Heat Dissipation Principle of Ceramic PCB

Ceramic circuit boards find applications in areas such as LED cooling, sensors, high-power modules, etc. This is primarily due to the excellent heat dissipation and insulation capabilities of ceramic substrates. So, what is the heat dissipation principle of ceramic heat dissipation PCBs?

Taking LED as an example, the thermal bottleneck in many systems mainly occurs when transferring heat from the LED chip to its substrate and then to the system circuit board. Possible heat dissipation pathways for this part include: firstly, directly dissipating heat from the chip substrate to the system circuit board. In this heat dissipation pathway, the thermal dissipation capability of the LED chip substrate material is a crucial parameter. Secondly, the heat generated by the LED will also reach the system circuit board through the electrode metal wires. Generally, when using wire bonding for electrode connection, heat dissipation is limited by the relatively slender and long geometry of the metal wires. Therefore, there are recent methods such as eutectic or flip-chip bonding, which significantly reduce the length of the wires and greatly increase the cross-sectional area. This design effectively enhances the heat dissipation power from the LED electrode wires to the system circuit board.

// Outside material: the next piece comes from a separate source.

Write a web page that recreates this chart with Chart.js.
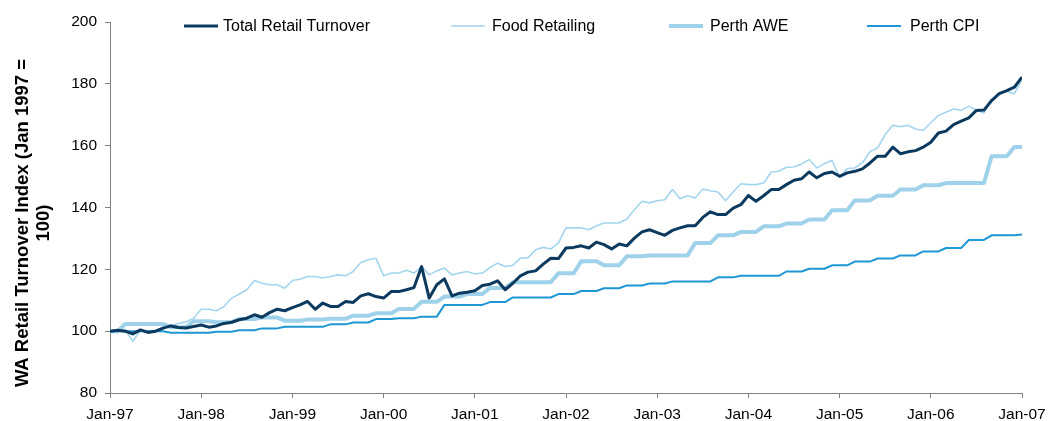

Generally, LED chips are formed by connecting LED dies using methods such as wire bonding, eutectic bonding, or flip-chip bonding to their substrate, creating an LED chip. Subsequently, the LED chip is secured onto the system's circuit board. Therefore, potential heat dissipation pathways for LEDs include direct dissipation into the air or through the LED die substrate to the system circuit board and then into the atmospheric environment. The rate of heat dissipation from the system circuit board to the atmospheric environment depends on the overall design of the lighting fixture or system.

Traditional LED heat dissipation methods:

1. Dissipation into the air.

2. Heat is directly exported from the system circuit board.

3. Heat is exported through gold wires.

4. In the case of eutectic and flip-chip processes, heat is exported through vias to the system circuit board.

Ceramic circuit board exports heat from the LED die, primarily utilizing the superior heat conductivity of its heat dissipation substrate material. Ceramic substrates exhibit thermal conductivity that is 100 times greater than that of aluminum substrates and 10 times greater than that of copper substrates. Due to its excellent heat conduction properties, ceramic substrates effectively address the heat dissipation challenges of high-power LED products, promoting the development of the LED industry and its products. In addition to widespread use in the LED industry, ceramic substrates are also extensively applied in automotive controllers, sensors, and consumer electronics.